Lee gets off to a rocky start, with Grey taking wicked delight in verbally abusing her for every mistake and foible, including typos, spelling errors, sniffling and toe tapping. But she grows to enjoy his abuse, and is soon diving into filthy dumpsters for him, deliberately slipping typos into memos and sending him worms through the mail until he's whacking her bare ass with the palm of his hand. When he hits her, it feels like a kiss.

Soon the frumpy self-mutilator is transformed into a masochistic Snow White, joyfully fetching coffee in over-the-shoulder wrist restraints in hopes that her Prince Charming punishes her some more. But Grey's been transformed through this act of role-playing too. What used to be a methodical power trip between master and slave turns into something he can't quite grasp. A spanking session turns into a genuine sex act, and when Grey realizes he's fallen in love with Lee, he abandons her.

Grey's rejection drives Lee into the arms of a goofy J.C. Penney employee named Peter (Jeremy Davies), who makes love to her like a cold fish and instantly proposes marriage. Lee plays along out of self-preservation, but splits at the altar and races back to E. Edward Grey, her reluctant prince. What Lee does to nab Grey's hibernating heart is an act of fairytale sadomasochism that will either stake claim to your heart or make you flinch; in an instant, the film audaciously transforms itself into a classic romantic comedy.

There's a reason why there's a typewriter instead of a computer in the law offices of E. Edward Grey. The film's value system is straight out of the Fifties, and isn't that different from those Doris Day and Rock Hudson movies in which a woman finds completion once the right hunk comes along. The most subversive thing about "Secretary" is that it isn't very subversive at all -- it's actually quite tender and sweet, like a spanking administered by Debbie Reynolds.

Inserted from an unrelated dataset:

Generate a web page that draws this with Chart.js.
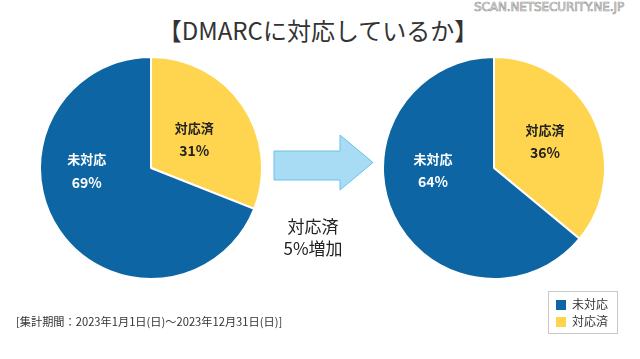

Shainberg, who directed the abysmal pastel-coated Jim Thompson adaptation "Hit Me," and whose advertising work includes spots for Time Warner, Chanel and Miller Genuine Draft, coats his second feature in a garish excess of theatricality that makes it seem like he's trying too hard. And Amy Danger's menacingly cute production design, with its wood paneling and low lighting scheme, bends over backward to create a décor that suggests the Brothers Grimm by way of Pottery Barn. (Okay, we get it, she's Snow White in search of Prince Charming.) But Shainberg coaxes marvelous performances out of Gyllenhaal and Spader, whose cat-and-mouse courtship and sparkling chemistry is the main reason why "Secretary" grows on you. Some people won't buy a doe-eyed love story sown from the seeds of sadomasochism that ends in giddiness, but there's an exhilaration in Gyllenhaal and Spader finding each other in the dark. Instead of a Solondz ending, we get one from Garry Marshall. And a crowd pleaser like "Pretty Woman" is the last thing you'd expect to find at Sundance this year.